**GIVEN PROBLEM**: Restate word for word the lines of the records below, starting at the line that contains "Clone this chart in seaborn and matplotlib." and ending at the line that contains "from matplotlib import font_manager", with both of those lines included and nothing else.

======== RECORDS SHOWN ========

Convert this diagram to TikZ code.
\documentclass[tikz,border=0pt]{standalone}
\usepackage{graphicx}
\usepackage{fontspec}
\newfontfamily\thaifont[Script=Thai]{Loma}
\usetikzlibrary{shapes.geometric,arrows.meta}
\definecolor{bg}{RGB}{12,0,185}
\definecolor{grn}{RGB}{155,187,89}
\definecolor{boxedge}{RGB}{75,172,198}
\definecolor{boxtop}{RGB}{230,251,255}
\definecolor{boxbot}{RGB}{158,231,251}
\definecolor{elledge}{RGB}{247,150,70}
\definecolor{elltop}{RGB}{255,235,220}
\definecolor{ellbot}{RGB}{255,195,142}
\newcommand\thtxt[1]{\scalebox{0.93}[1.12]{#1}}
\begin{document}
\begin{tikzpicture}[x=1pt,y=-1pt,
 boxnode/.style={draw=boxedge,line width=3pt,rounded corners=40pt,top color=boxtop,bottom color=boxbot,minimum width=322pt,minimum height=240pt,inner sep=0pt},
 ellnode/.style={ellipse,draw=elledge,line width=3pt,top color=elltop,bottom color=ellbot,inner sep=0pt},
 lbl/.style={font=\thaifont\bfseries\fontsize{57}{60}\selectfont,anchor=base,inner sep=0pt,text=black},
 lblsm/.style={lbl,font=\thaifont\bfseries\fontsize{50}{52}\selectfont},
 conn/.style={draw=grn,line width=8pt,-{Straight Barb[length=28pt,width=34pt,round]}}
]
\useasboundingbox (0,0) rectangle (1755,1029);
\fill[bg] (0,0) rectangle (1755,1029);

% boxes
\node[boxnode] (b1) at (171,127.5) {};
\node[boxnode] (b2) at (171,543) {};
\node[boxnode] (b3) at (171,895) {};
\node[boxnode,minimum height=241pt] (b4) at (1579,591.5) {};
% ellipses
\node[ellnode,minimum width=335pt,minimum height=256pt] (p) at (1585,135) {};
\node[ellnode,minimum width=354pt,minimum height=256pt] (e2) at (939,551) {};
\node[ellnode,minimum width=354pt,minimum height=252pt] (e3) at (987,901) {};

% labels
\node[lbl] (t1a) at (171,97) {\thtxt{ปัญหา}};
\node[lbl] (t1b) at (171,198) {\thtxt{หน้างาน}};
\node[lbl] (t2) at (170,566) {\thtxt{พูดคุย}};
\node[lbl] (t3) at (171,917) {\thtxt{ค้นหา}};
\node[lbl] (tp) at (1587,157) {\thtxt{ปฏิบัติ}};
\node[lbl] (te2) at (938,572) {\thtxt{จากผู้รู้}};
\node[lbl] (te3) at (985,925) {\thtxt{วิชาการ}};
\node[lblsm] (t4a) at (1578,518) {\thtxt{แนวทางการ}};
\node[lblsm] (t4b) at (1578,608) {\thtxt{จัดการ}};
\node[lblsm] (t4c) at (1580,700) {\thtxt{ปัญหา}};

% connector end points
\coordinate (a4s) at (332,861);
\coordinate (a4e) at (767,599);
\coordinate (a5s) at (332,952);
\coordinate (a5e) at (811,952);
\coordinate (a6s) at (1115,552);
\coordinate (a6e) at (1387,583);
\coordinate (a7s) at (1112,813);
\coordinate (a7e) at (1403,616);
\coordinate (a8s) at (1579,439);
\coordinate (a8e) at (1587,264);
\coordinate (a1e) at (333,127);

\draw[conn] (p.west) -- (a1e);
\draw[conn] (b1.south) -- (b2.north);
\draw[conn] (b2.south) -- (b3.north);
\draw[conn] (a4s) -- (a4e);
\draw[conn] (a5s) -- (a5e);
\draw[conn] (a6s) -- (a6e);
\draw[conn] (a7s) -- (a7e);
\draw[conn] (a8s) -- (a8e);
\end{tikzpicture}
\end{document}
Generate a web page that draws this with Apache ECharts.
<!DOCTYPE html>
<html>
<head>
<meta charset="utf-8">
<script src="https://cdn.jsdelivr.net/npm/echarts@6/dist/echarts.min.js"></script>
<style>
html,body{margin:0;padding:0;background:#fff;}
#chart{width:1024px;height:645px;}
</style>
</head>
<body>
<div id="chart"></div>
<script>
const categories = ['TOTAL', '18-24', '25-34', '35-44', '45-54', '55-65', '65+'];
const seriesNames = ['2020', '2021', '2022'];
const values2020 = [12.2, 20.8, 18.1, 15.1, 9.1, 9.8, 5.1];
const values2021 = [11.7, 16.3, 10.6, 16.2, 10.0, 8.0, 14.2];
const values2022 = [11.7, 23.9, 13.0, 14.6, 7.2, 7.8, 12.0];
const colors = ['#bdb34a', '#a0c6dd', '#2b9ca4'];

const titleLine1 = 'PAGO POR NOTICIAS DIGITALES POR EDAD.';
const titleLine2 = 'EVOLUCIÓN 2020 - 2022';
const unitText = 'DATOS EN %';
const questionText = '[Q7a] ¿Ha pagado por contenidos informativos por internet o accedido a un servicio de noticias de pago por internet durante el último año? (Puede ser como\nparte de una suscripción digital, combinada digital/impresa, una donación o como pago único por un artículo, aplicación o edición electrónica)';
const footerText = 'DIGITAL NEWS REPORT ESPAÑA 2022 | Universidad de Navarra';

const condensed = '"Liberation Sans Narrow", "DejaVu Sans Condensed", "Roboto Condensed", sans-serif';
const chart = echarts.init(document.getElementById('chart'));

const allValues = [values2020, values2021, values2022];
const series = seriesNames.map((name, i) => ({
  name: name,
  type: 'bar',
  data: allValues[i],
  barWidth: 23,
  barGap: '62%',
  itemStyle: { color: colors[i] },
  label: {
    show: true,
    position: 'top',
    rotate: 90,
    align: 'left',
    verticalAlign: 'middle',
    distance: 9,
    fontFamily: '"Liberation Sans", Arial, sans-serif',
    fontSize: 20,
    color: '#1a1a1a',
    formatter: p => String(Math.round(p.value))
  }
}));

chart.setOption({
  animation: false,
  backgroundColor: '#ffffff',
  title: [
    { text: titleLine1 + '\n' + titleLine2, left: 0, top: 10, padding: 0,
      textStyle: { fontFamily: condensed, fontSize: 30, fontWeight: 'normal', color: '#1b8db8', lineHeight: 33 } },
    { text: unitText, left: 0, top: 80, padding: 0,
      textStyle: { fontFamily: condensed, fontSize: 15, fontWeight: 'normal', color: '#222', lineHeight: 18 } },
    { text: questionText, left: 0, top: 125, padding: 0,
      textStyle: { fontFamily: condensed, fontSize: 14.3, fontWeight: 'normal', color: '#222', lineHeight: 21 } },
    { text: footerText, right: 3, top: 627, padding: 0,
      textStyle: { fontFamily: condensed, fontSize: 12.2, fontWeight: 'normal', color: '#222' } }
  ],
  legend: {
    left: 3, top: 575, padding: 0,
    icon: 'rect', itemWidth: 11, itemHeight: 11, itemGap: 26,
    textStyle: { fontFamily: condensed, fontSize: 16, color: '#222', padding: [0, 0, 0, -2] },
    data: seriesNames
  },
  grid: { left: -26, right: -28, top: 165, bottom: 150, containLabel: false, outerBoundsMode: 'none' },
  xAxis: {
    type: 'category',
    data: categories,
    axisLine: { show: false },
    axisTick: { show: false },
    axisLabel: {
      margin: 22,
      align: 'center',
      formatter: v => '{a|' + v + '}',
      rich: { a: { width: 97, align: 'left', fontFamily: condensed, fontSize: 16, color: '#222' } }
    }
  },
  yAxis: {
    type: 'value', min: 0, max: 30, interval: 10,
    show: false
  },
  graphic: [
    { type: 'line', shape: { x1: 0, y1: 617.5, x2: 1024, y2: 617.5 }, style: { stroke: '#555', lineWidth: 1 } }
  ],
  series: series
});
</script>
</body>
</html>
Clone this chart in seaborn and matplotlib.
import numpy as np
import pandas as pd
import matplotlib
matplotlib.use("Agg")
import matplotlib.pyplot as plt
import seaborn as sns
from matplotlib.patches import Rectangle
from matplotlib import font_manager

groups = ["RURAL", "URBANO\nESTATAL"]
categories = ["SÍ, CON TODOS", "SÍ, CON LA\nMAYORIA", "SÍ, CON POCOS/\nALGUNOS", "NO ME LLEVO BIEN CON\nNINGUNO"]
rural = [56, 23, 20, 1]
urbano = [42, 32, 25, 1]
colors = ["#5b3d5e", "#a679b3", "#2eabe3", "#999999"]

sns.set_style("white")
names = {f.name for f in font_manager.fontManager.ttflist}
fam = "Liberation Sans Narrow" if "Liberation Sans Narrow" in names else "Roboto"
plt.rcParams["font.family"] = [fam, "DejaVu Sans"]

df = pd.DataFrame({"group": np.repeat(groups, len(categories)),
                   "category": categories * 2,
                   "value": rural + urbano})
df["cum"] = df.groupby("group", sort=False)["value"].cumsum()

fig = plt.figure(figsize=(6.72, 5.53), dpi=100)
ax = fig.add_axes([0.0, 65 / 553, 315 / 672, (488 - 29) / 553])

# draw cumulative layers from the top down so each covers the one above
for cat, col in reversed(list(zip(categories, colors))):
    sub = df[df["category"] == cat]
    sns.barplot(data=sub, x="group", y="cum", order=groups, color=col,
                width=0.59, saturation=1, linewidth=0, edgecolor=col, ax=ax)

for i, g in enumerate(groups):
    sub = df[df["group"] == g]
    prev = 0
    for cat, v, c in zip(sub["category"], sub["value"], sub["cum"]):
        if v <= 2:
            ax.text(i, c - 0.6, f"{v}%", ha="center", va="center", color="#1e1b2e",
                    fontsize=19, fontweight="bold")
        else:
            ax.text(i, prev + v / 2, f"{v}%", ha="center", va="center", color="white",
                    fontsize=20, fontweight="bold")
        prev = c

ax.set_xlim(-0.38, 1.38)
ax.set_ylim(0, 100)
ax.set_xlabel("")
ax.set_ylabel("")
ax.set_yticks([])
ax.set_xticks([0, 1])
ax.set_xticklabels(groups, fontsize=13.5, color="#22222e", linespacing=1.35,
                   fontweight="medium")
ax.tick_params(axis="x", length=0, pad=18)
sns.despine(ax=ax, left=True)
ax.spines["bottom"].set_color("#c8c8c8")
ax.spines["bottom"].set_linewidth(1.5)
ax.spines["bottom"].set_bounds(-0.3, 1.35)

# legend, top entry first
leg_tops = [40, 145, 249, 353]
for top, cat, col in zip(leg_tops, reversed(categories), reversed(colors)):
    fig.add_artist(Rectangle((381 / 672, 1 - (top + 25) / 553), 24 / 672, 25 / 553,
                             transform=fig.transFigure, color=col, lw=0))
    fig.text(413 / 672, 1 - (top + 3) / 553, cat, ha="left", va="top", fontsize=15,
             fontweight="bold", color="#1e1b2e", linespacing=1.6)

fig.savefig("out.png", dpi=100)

========

**SOLUTION**:
Clone this chart in seaborn and matplotlib.
import numpy as np
import pandas as pd
import matplotlib
matplotlib.use("Agg")
import matplotlib.pyplot as plt
import seaborn as sns
from matplotlib.patches import Rectangle
from matplotlib import font_manager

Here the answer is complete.